**WORK TO DO:** Reproduce the listing word for word. Skip any image.

#### RECORDED INFORMATION ####

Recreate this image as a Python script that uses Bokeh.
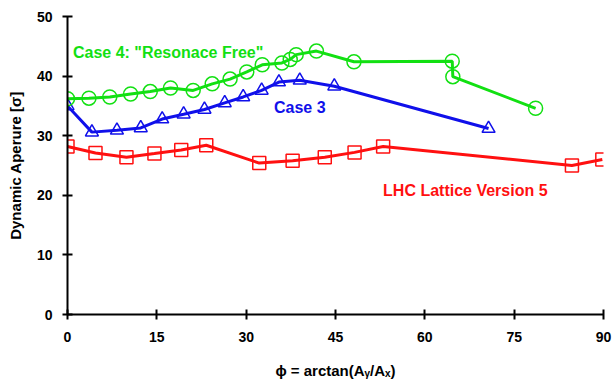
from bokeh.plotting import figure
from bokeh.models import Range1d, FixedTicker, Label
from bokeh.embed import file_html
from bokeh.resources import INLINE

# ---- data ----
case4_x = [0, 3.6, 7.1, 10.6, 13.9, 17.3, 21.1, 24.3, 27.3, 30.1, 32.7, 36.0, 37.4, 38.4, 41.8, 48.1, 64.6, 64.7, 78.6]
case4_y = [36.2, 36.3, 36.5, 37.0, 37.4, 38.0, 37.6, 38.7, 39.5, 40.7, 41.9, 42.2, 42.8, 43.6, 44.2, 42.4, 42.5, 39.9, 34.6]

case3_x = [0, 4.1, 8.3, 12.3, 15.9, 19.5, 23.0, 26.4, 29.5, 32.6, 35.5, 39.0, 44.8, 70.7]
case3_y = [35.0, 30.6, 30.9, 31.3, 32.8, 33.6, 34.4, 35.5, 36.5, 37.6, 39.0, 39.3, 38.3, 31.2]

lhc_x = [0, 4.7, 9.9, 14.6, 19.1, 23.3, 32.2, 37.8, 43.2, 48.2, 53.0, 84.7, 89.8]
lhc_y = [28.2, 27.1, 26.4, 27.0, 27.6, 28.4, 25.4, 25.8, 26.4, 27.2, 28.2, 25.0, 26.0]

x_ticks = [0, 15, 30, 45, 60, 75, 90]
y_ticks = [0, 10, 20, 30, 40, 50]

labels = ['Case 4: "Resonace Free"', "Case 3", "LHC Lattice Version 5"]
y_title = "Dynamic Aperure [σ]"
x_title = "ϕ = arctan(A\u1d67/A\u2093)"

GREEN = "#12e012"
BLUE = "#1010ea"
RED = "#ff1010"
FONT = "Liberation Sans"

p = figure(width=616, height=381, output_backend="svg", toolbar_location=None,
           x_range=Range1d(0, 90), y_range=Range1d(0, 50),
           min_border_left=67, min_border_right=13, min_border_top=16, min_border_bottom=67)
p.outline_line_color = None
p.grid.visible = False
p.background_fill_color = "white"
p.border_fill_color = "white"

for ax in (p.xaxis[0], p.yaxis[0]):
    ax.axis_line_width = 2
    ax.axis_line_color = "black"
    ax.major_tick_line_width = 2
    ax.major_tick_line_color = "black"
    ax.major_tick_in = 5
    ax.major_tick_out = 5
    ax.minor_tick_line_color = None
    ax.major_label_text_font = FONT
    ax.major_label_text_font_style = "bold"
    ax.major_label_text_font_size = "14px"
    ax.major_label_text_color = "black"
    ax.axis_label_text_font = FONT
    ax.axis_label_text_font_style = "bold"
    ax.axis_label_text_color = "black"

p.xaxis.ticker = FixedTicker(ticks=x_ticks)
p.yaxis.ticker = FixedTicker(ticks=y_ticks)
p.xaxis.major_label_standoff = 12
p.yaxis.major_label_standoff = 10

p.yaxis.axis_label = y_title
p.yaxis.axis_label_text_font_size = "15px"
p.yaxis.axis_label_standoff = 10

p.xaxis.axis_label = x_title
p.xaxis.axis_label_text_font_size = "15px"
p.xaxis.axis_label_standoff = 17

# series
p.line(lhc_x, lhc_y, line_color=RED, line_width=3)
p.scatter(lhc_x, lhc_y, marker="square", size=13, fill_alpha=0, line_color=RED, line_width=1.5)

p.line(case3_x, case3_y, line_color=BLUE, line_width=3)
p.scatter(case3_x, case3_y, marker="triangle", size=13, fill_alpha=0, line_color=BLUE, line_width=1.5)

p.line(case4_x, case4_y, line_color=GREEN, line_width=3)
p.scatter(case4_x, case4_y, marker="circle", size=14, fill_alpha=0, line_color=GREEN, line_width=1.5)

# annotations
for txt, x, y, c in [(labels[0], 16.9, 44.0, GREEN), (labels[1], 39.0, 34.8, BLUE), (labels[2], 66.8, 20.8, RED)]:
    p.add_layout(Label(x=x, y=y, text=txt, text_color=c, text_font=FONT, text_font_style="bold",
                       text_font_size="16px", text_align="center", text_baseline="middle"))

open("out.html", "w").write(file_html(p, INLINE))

####

**THE RESPONSE:**
Recreate this image as a Python script that uses Bokeh.
from bokeh.plotting import figure
from bokeh.models import Range1d, FixedTicker, Label
from bokeh.embed import file_html
from bokeh.resources import INLINE

# ---- data ----
case4_x = [0, 3.6, 7.1, 10.6, 13.9, 17.3, 21.1, 24.3, 27.3, 30.1, 32.7, 36.0, 37.4, 38.4, 41.8, 48.1, 64.6, 64.7, 78.6]
case4_y = [36.2, 36.3, 36.5, 37.0, 37.4, 38.0, 37.6, 38.7, 39.5, 40.7, 41.9, 42.2, 42.8, 43.6, 44.2, 42.4, 42.5, 39.9, 34.6]

case3_x = [0, 4.1, 8.3, 12.3, 15.9, 19.5, 23.0, 26.4, 29.5, 32.6, 35.5, 39.0, 44.8, 70.7]
case3_y = [35.0, 30.6, 30.9, 31.3, 32.8, 33.6, 34.4, 35.5, 36.5, 37.6, 39.0, 39.3, 38.3, 31.2]

lhc_x = [0, 4.7, 9.9, 14.6, 19.1, 23.3, 32.2, 37.8, 43.2, 48.2, 53.0, 84.7, 89.8]
lhc_y = [28.2, 27.1, 26.4, 27.0, 27.6, 28.4, 25.4, 25.8, 26.4, 27.2, 28.2, 25.0, 26.0]

x_ticks = [0, 15, 30, 45, 60, 75, 90]
y_ticks = [0, 10, 20, 30, 40, 50]

labels = ['Case 4: "Resonace Free"', "Case 3", "LHC Lattice Version 5"]
y_title = "Dynamic Aperure [σ]"
x_title = "ϕ = arctan(A\u1d67/A\u2093)"

GREEN = "#12e012"
BLUE = "#1010ea"
RED = "#ff1010"
FONT = "Liberation Sans"

p = figure(width=616, height=381, output_backend="svg", toolbar_location=None,
           x_range=Range1d(0, 90), y_range=Range1d(0, 50),
           min_border_left=67, min_border_right=13, min_border_top=16, min_border_bottom=67)
p.outline_line_color = None
p.grid.visible = False
p.background_fill_color = "white"
p.border_fill_color = "white"

for ax in (p.xaxis[0], p.yaxis[0]):
    ax.axis_line_width = 2
    ax.axis_line_color = "black"
    ax.major_tick_line_width = 2
    ax.major_tick_line_color = "black"
    ax.major_tick_in = 5
    ax.major_tick_out = 5
    ax.minor_tick_line_color = None
    ax.major_label_text_font = FONT
    ax.major_label_text_font_style = "bold"
    ax.major_label_text_font_size = "14px"
    ax.major_label_text_color = "black"
    ax.axis_label_text_font = FONT
    ax.axis_label_text_font_style = "bold"
    ax.axis_label_text_color = "black"

p.xaxis.ticker = FixedTicker(ticks=x_ticks)
p.yaxis.ticker = FixedTicker(ticks=y_ticks)
p.xaxis.major_label_standoff = 12
p.yaxis.major_label_standoff = 10

p.yaxis.axis_label = y_title
p.yaxis.axis_label_text_font_size = "15px"
p.yaxis.axis_label_standoff = 10

p.xaxis.axis_label = x_title
p.xaxis.axis_label_text_font_size = "15px"
p.xaxis.axis_label_standoff = 17

# series
p.line(lhc_x, lhc_y, line_color=RED, line_width=3)
p.scatter(lhc_x, lhc_y, marker="square", size=13, fill_alpha=0, line_color=RED, line_width=1.5)

p.line(case3_x, case3_y, line_color=BLUE, line_width=3)
p.scatter(case3_x, case3_y, marker="triangle", size=13, fill_alpha=0, line_color=BLUE, line_width=1.5)

p.line(case4_x, case4_y, line_color=GREEN, line_width=3)
p.scatter(case4_x, case4_y, marker="circle", size=14, fill_alpha=0, line_color=GREEN, line_width=1.5)

# annotations
for txt, x, y, c in [(labels[0], 16.9, 44.0, GREEN), (labels[1], 39.0, 34.8, BLUE), (labels[2], 66.8, 20.8, RED)]:
    p.add_layout(Label(x=x, y=y, text=txt, text_color=c, text_font=FONT, text_font_style="bold",
                       text_font_size="16px", text_align="center", text_baseline="middle"))

open("out.html", "w").write(file_html(p, INLINE))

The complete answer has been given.